The fifth report of its kind made by the online dating site eharmony in collaboration with the Imperial College London reveals the most innovative trends that lie at the intersection of love and technology. While some of the topics listed have been largely discussed throughout 2018, among which is the trending love and sex with robots, some topics have stayed largely underground. For example, full-sensory virtual dating, where users can hold someone’s hand and even smell their fragrance through features in an app. And also, the fad of trying to find the perfect partner by gene matching through the growing use of gene home-testing kits.

That the chemistry between two people could be predicted from body language and character traits has been the subject of endless in-depth research. But in comparison to the premise of gene-matching potential partners, our current insights now seem but a drop in the ocean of what the future of relationships could hold. Personally, I found that the premise of this gene-matching technology doesn’t sit so well with me. Can genetics really justify all of our failed relationships, and in that same breath, successful ones too? What about chance, and compromise and all the other things that come into play when relationships are at stake.

What the report highlights is that with the help of technology, genetics could be used by dating apps to create a genetically perfect match. But it fails to ask the inevitable question—at least for me—which is, do we really want this power? “Major histocompatibility complex (MHC) genes, which regulate our immune systems – and relate to taste and smell – are thought to unconsciously influence mate choice. Evolutionarily speaking, it is ideal to pair up with a partner who possesses different immune genes, to give greater protection to any offspring.” Reads the report. So in theory, the analysis of MHC gene codes can be used by online dating platforms to predict whether users’ online attraction is likely to continue when the couple meets in real life.

Now if this sounds appealing to you, don’t get too excited yet. This type of gene-matching technology is set to take up to five years until it’s fully usable, but the data and the model needed to begin the development of a system of this type are already available. According to the report, by 2025, many matches could be created in laboratories.

So far, algorithms and data have been helping us narrow down the options of possible partners by matching users to people with similar values and interests (and location and hight and favourite songs). Yet what gene matching could do, is to eliminate even further any chances of a wrong match by predicting compatibility at a physical level, and that to me sounds as exciting as it does depressing.

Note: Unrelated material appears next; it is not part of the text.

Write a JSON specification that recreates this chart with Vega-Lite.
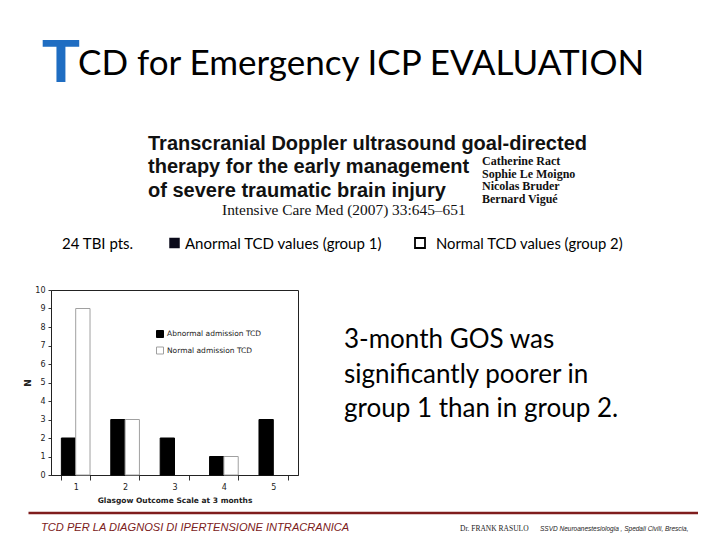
{
  "$schema": "https://vega.github.io/schema/vega-lite/v6.json",
  "width": 247,
  "height": 185,
  "autosize": {"type": "none"},
  "padding": {"left": 51, "top": 290, "right": 422, "bottom": 65},
  "background": "white",
  "config": {"view": {"stroke": "#222", "strokeWidth": 1}, "font": "DejaVu Sans"},
  "resolve": {"scale": {"x": "independent", "y": "independent"}},
  "layer": [
    {
      "data": {"values": [
        {"gos": 1, "group": "Abnormal admission TCD", "n": 2},
        {"gos": 1, "group": "Normal admission TCD", "n": 9},
        {"gos": 2, "group": "Abnormal admission TCD", "n": 3},
        {"gos": 2, "group": "Normal admission TCD", "n": 3},
        {"gos": 3, "group": "Abnormal admission TCD", "n": 2},
        {"gos": 3, "group": "Normal admission TCD", "n": 0},
        {"gos": 4, "group": "Abnormal admission TCD", "n": 1},
        {"gos": 4, "group": "Normal admission TCD", "n": 1},
        {"gos": 5, "group": "Abnormal admission TCD", "n": 3},
        {"gos": 5, "group": "Normal admission TCD", "n": 0}
      ]},
      "transform": [{"filter": "datum.n > 0"}],
      "mark": {"type": "bar", "strokeWidth": 1},
      "encoding": {
        "x": {"field": "gos", "type": "ordinal",
          "scale": {"domain": [1, 2, 3, 4, 5], "paddingInner": 0.42, "paddingOuter": 0.21},
          "axis": {"title": "Glasgow Outcome Scale at 3 months", "labelAngle": 0, "tickBand": "extent",
            "tickSize": 5, "labelPadding": 3, "labelFontSize": 8, "labelColor": "#222", "tickColor": "#333",
            "domainColor": "#222", "titleFontSize": 7.5, "titleFontWeight": "bold", "titleColor": "#222", "titlePadding": 5}},
        "xOffset": {"field": "group", "type": "nominal", "sort": ["Abnormal admission TCD", "Normal admission TCD"]},
        "y": {"field": "n", "type": "quantitative", "scale": {"domain": [0, 10], "nice": false},
          "axis": {"title": "N", "values": [0,1,2,3,4,5,6,7,8,9,10], "grid": false, "tickSize": 3, "labelPadding": 3,
            "labelFontSize": 8, "labelColor": "#222", "tickColor": "#333", "domainColor": "#222",
            "titleFontSize": 9, "titleFontWeight": "bold", "titleColor": "#222", "titlePadding": 2}},
        "fill": {"field": "group", "type": "nominal",
          "scale": {"domain": ["Abnormal admission TCD", "Normal admission TCD"], "range": ["#000000", "#ffffff"]},
          "legend": {"title": null, "orient": "none", "legendX": 105, "legendY": 40, "padding": 0,
            "symbolType": "square", "symbolSize": 49, "symbolStrokeWidth": 1, "labelFontSize": 7.5,
            "labelColor": "#222", "rowPadding": 4.5, "labelOffset": 3}},
        "stroke": {"field": "group", "type": "nominal",
          "scale": {"domain": ["Abnormal admission TCD", "Normal admission TCD"], "range": ["#000000", "#a0a0a0"]},
          "legend": {"title": null, "orient": "none", "legendX": 105, "legendY": 40, "padding": 0,
            "symbolType": "square", "symbolSize": 49, "symbolStrokeWidth": 1, "labelFontSize": 7.5,
            "labelColor": "#222", "rowPadding": 4.5, "labelOffset": 3}}
      }
    },
    {
      "data": {"values": [{"block": "big T", "line": 1, "text": "T"}]},
      "mark": {"type": "text", "align": "left", "baseline": "alphabetic", "font": "Liberation Sans", "fontWeight": "bold", "fontSize": 62, "color": "#1f6dc2"},
      "encoding": {
        "x": {"field": "block", "type": "nominal", "scale": {"type": "point", "range": [-9, -9]}, "axis": null},
        "y": {"field": "line", "type": "ordinal", "scale": {"type": "point", "padding": 0, "range": [-208, -208]}, "axis": null},
        "text": {"field": "text"}
      }
    },
    {
      "data": {"values": [{"block": "title", "line": 1, "text": "CD for Emergency ICP EVALUATION"}]},
      "mark": {"type": "text", "align": "left", "baseline": "alphabetic", "font": "Lato", "fontSize": 35, "color": "#000000"},
      "encoding": {
        "x": {"field": "block", "type": "nominal", "scale": {"type": "point", "range": [27, 27]}, "axis": null},
        "y": {"field": "line", "type": "ordinal", "scale": {"type": "point", "padding": 0, "range": [-215, -215]}, "axis": null},
        "text": {"field": "text"}
      }
    },
    {
      "data": {"values": [
        {"block": "paper title", "line": 1, "text": "Transcranial Doppler ultrasound goal-directed"},
        {"block": "paper title", "line": 2, "text": "therapy for the early management"},
        {"block": "paper title", "line": 3, "text": "of severe traumatic brain injury"}
      ]},
      "mark": {"type": "text", "align": "left", "baseline": "alphabetic", "font": "Liberation Sans", "fontWeight": "bold", "fontSize": 20, "color": "#111111"},
      "encoding": {
        "x": {"field": "block", "type": "nominal", "scale": {"type": "point", "range": [97, 97]}, "axis": null},
        "y": {"field": "line", "type": "ordinal", "scale": {"type": "point", "padding": 0, "range": [-140.3, -93.5]}, "axis": null},
        "text": {"field": "text"}
      }
    },
    {
      "data": {"values": [{"block": "journal", "line": 1, "text": "Intensive Care Med (2007) 33:645–651"}]},
      "mark": {"type": "text", "align": "left", "baseline": "alphabetic", "font": "Liberation Serif", "fontSize": 15.4, "color": "#111111"},
      "encoding": {
        "x": {"field": "block", "type": "nominal", "scale": {"type": "point", "range": [171, 171]}, "axis": null},
        "y": {"field": "line", "type": "ordinal", "scale": {"type": "point", "padding": 0, "range": [-75, -75]}, "axis": null},
        "text": {"field": "text"}
      }
    },
    {
      "data": {"values": [
        {"block": "authors", "line": 1, "text": "Catherine Ract"},
        {"block": "authors", "line": 2, "text": "Sophie Le Moigno"},
        {"block": "authors", "line": 3, "text": "Nicolas Bruder"},
        {"block": "authors", "line": 4, "text": "Bernard Vigué"}
      ]},
      "mark": {"type": "text", "align": "left", "baseline": "alphabetic", "font": "Liberation Serif", "fontWeight": "bold", "fontSize": 12, "color": "#111111"},
      "encoding": {
        "x": {"field": "block", "type": "nominal", "scale": {"type": "point", "range": [431, 431]}, "axis": null},
        "y": {"field": "line", "type": "ordinal", "scale": {"type": "point", "padding": 0, "range": [-125, -87]}, "axis": null},
        "text": {"field": "text"}
      }
    },
    {
      "data": {"values": [{"block": "patients", "line": 1, "text": "24 TBI pts."}]},
      "mark": {"type": "text", "align": "left", "baseline": "alphabetic", "font": "Lato", "fontSize": 15, "color": "#000000"},
      "encoding": {
        "x": {"field": "block", "type": "nominal", "scale": {"type": "point", "range": [11, 11]}, "axis": null},
        "y": {"field": "line", "type": "ordinal", "scale": {"type": "point", "padding": 0, "range": [-41.5, -41.5]}, "axis": null},
        "text": {"field": "text"}
      }
    },
    {
      "data": {"values": [{"block": "group 1 key", "line": 1}]},
      "mark": {"type": "point", "shape": "square", "filled": true, "size": 110, "color": "#0a0a1a", "opacity": 1},
      "encoding": {
        "x": {"field": "block", "type": "nominal", "scale": {"type": "point", "range": [123.5, 123.5]}, "axis": null},
        "y": {"field": "line", "type": "ordinal", "scale": {"type": "point", "padding": 0, "range": [-47, -47]}, "axis": null}
      }
    },
    {
      "data": {"values": [{"block": "group 1", "line": 1, "text": "Anormal TCD values (group 1)"}]},
      "mark": {"type": "text", "align": "left", "baseline": "alphabetic", "font": "Lato", "fontSize": 15, "color": "#000000"},
      "encoding": {
        "x": {"field": "block", "type": "nominal", "scale": {"type": "point", "range": [134, 134]}, "axis": null},
        "y": {"field": "line", "type": "ordinal", "scale": {"type": "point", "padding": 0, "range": [-41.5, -41.5]}, "axis": null},
        "text": {"field": "text"}
      }
    },
    {
      "data": {"values": [{"block": "group 2 key", "line": 1}]},
      "mark": {"type": "point", "shape": "square", "filled": true, "size": 100, "fill": "#ffffff", "stroke": "#000000", "strokeWidth": 1.8, "opacity": 1},
      "encoding": {
        "x": {"field": "block", "type": "nominal", "scale": {"type": "point", "range": [369, 369]}, "axis": null},
        "y": {"field": "line", "type": "ordinal", "scale": {"type": "point", "padding": 0, "range": [-47, -47]}, "axis": null}
      }
    },
    {
      "data": {"values": [{"block": "group 2", "line": 1, "text": "Normal TCD values (group 2)"}]},
      "mark": {"type": "text", "align": "left", "baseline": "alphabetic", "font": "Lato", "fontSize": 14.8, "color": "#000000"},
      "encoding": {
        "x": {"field": "block", "type": "nominal", "scale": {"type": "point", "range": [385, 385]}, "axis": null},
        "y": {"field": "line", "type": "ordinal", "scale": {"type": "point", "padding": 0, "range": [-41.5, -41.5]}, "axis": null},
        "text": {"field": "text"}
      }
    },
    {
      "data": {"values": [
        {"block": "finding", "line": 1, "text": "3-month GOS was"},
        {"block": "finding", "line": 2, "text": "significantly poorer in"},
        {"block": "finding", "line": 3, "text": "group 1 than in group 2."}
      ]},
      "mark": {"type": "text", "align": "left", "baseline": "alphabetic", "font": "Lato", "fontSize": 26, "color": "#000000"},
      "encoding": {
        "x": {"field": "block", "type": "nominal", "scale": {"type": "point", "range": [293, 293]}, "axis": null},
        "y": {"field": "line", "type": "ordinal", "scale": {"type": "point", "padding": 0, "range": [58.3, 126.7]}, "axis": null},
        "text": {"field": "text"}
      }
    },
    {
      "data": {"values": [{"item": "footer rule"}]},
      "mark": {"type": "rule", "color": "#7f1d1d", "strokeWidth": 2.5},
      "encoding": {
        "x": {"datum": "left", "type": "nominal", "scale": {"type": "point", "padding": 0, "domain": ["left", "right"], "range": [-22.5, 647]}, "axis": null},
        "x2": {"datum": "right"},
        "y": {"datum": "footer", "type": "nominal", "scale": {"type": "point", "padding": 0, "range": [223, 223]}, "axis": null}
      }
    },
    {
      "data": {"values": [{"block": "footer", "line": 1, "text": "TCD PER LA DIAGNOSI DI  IPERTENSIONE INTRACRANICA"}]},
      "mark": {"type": "text", "align": "left", "baseline": "alphabetic", "font": "Liberation Sans", "fontStyle": "italic", "fontSize": 11.1, "color": "#7b2020"},
      "encoding": {
        "x": {"field": "block", "type": "nominal", "scale": {"type": "point", "range": [-10, -10]}, "axis": null},
        "y": {"field": "line", "type": "ordinal", "scale": {"type": "point", "padding": 0, "range": [241, 241]}, "axis": null},
        "text": {"field": "text"}
      }
    },
    {
      "data": {"values": [{"block": "author footer", "line": 1, "text": "Dr. FRANK RASULO"}]},
      "mark": {"type": "text", "align": "left", "baseline": "alphabetic", "font": "Liberation Serif", "fontSize": 7.5, "color": "#222222"},
      "encoding": {
        "x": {"field": "block", "type": "nominal", "scale": {"type": "point", "range": [409, 409]}, "axis": null},
        "y": {"field": "line", "type": "ordinal", "scale": {"type": "point", "padding": 0, "range": [241, 241]}, "axis": null},
        "text": {"field": "text"}
      }
    },
    {
      "data": {"values": [{"block": "department", "line": 1, "text": "SSVD Neuroanestesiologia , Spedali Civili, Brescia,"}]},
      "mark": {"type": "text", "align": "left", "baseline": "alphabetic", "font": "Liberation Sans", "fontStyle": "italic", "fontSize": 6.5, "color": "#222222"},
      "encoding": {
        "x": {"field": "block", "type": "nominal", "scale": {"type": "point", "range": [489, 489]}, "axis": null},
        "y": {"field": "line", "type": "ordinal", "scale": {"type": "point", "padding": 0, "range": [241, 241]}, "axis": null},
        "text": {"field": "text"}
      }
    }
  ]
}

We have been taught, maybe naively, that love is a game of luck, chemistry, and if I’m freely expressing my cynicism, simply being at the right time in the right place. Moreover, I think that there is something emotionally arousing in the feeling of uncertainty that a newborn relationship makes us feel—it keeps us on our toes. I am sure many habitual singles who have been passively jumping from one failing date to another would be more than happy to match with the right one once and for all. But personally, I would still like to give it a risky try, even if it means enduring yet another wrong match and a painful breakup.